The Defiant Ones
A new series about the men who changed music

Dr. Dre and Jimmy Iovine practically defined popular music in the 1990s, and their long-lasting friendship is being turned into a four-part HBO documentary. The Defiant Ones borrows its title from the seminal 1958 drama starring Sidney Poitier and Tony Curtis as handcuffed prison escapees who are forced to cooperate despite their seemingly incompatible backgrounds.
Jimmy Iovine got his start as a record engineer for timeless rock and roll acts like John Lennon, Bruce Springsteen, and Meat Loaf; in 1990, he founded Interscope Records, and quickly signed Tupac Shakur to a recording contract, one of the game-changing events in both of their lives.
In 1991, Andre Romelle Young, also known as Dr.
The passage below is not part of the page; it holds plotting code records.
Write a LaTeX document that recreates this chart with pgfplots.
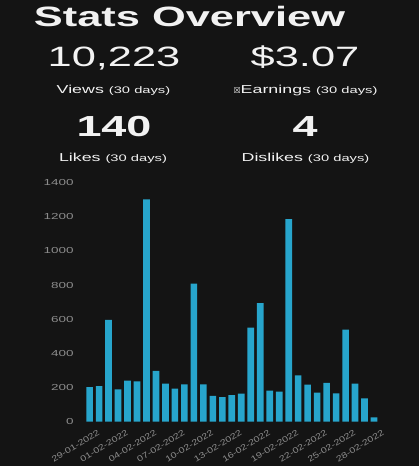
\documentclass[border=0pt]{standalone}
\usepackage{fontspec}
\usepackage{pgfplots}
\pgfplotsset{compat=1.18}
\setmainfont{Liberation Sans}
\newfontfamily\wide{Liberation Sans}[FakeStretch=1.55]
\newfontfamily\midwide{Liberation Sans}[FakeStretch=1.3]
\newfontfamily\dejavu{DejaVu Sans}
\definecolor{bg}{HTML}{141414}
\definecolor{barc}{HTML}{27A5CC}
\definecolor{tickc}{HTML}{8C8C8C}
\definecolor{fg}{HTML}{F2F2F2}
\pgfplotstableread{
x y
0 203
1 208
2 596
3 190
4 240
5 236
6 1303
7 297
8 223
9 194
10 219
11 809
12 219
13 151
14 144
15 156
16 165
17 551
18 695
19 182
20 176
21 1186
22 272
23 217
24 170
25 227
26 166
27 539
28 223
29 137
30 25
}\views
\begin{document}
\begin{tikzpicture}[x=1pt,y=1pt]
\path[use as bounding box] (0,0) rectangle (419,466);
\fill[bg] (0,0) rectangle (419,466);
\node[anchor=base, text=fg, inner sep=0pt, font=\wide\fontsize{28}{30}\selectfont\bfseries] at (189.5,439) {Stats Overview};
\node[anchor=base, text=fg, inner sep=0pt, font=\wide\fontsize{28}{30}\selectfont] at (114,399) {10,223};
\node[anchor=base, text=fg, inner sep=0pt, font=\wide\fontsize{28}{30}\selectfont] at (305,399) {\$3.07};
\node[anchor=base, text=fg, inner sep=0pt, font=\wide\fontsize{29}{30}\selectfont\bfseries] at (114,329) {140};
\node[anchor=base, text=fg, inner sep=0pt, font=\wide\fontsize{29}{30}\selectfont\bfseries] at (305,329) {4};
\node[anchor=base, text=fg, inner sep=0pt, font=\wide\fontsize{11.5}{13}\selectfont] at (113.5,372.5) {Views {\fontsize{9.5}{11}\selectfont(30 days)}};
\node[anchor=base, text=fg, inner sep=0pt, font=\wide\fontsize{11.5}{13}\selectfont] at (305.5,372.5) {{\dejavu\fontsize{8}{9}\selectfont ☒}Earnings {\fontsize{9.5}{11}\selectfont(30 days)}};
\node[anchor=base, text=fg, inner sep=0pt, font=\wide\fontsize{11.5}{13}\selectfont] at (113,304) {Likes {\fontsize{9.5}{11}\selectfont(30 days)}};
\node[anchor=base, text=fg, inner sep=0pt, font=\wide\fontsize{11.5}{13}\selectfont] at (305.5,304) {Dislikes {\fontsize{9.5}{11}\selectfont(30 days)}};
\begin{axis}[
  at={(84.86pt,44.3pt)}, anchor=south west,
  scale only axis, width=293.9pt, height=239pt,
  xmin=-0.5, xmax=30.5, ymin=0, ymax=1400,
  axis line style={draw=none},
  major tick length=0pt,
  ytick={0,200,...,1400},
  xtick={0,3,...,30},
  xticklabels={29-01-2022,01-02-2022,04-02-2022,07-02-2022,10-02-2022,13-02-2022,16-02-2022,19-02-2022,22-02-2022,25-02-2022,28-02-2022},
  /pgf/number format/assume math mode=true,
  /pgf/number format/1000 sep={},
  yticklabel style={font=\wide\fontsize{8.7}{10}\selectfont, text=tickc, anchor=east, inner sep=0pt, xshift=-11pt},
  xticklabel style={font=\midwide\fontsize{8.2}{9}\selectfont, text=tickc, rotate=32, anchor=north east, inner sep=0pt, xshift=2.7pt, yshift=-10pt},
  ybar, bar width=0.7,
]
\addplot[fill=barc, draw=none] table[x=x,y=y] {\views};
\end{axis}
\end{tikzpicture}
\end{document}
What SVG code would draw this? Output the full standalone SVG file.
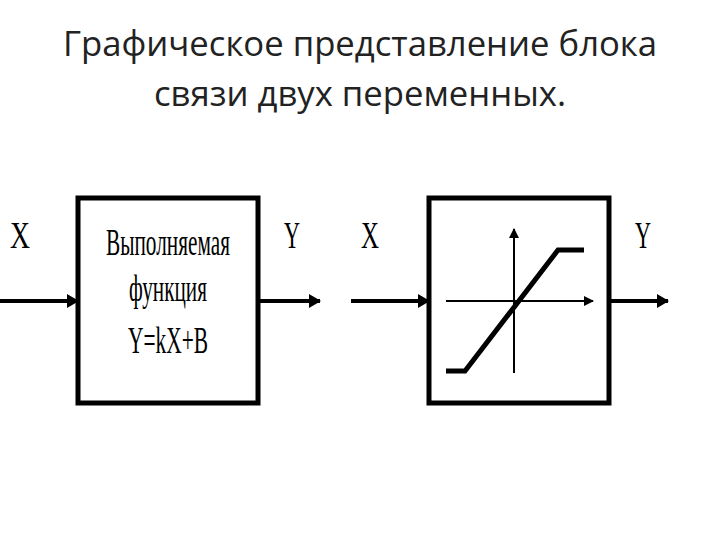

Dre, had just left N.W.A., one of the most popular rap groups of all time. Eventually, Dre joined Suge Knight‘s newly-founded Death Row Records, which just-so-happened to be a subsidiary of Interscope Records.
The documentary follows the story of Dre and Iovine‘s contrasting upbringings and how they changed the music industry individually and together, as well as their collaborations beyond making records (they teamed up to create the famous Beats by Dre line of bass-heavy audio equipment). The series, directed by Allen Hughes (Menace II Society, The Book of Eli), features interviews with legends like Bruce Springsteen, Will.I.Am, Bono, Eminem, Ice Cube, and many more on Dre and Iovine‘s odyssey through their disparate versions of Americana.
The Defiant Ones premieres on HBO on July 9.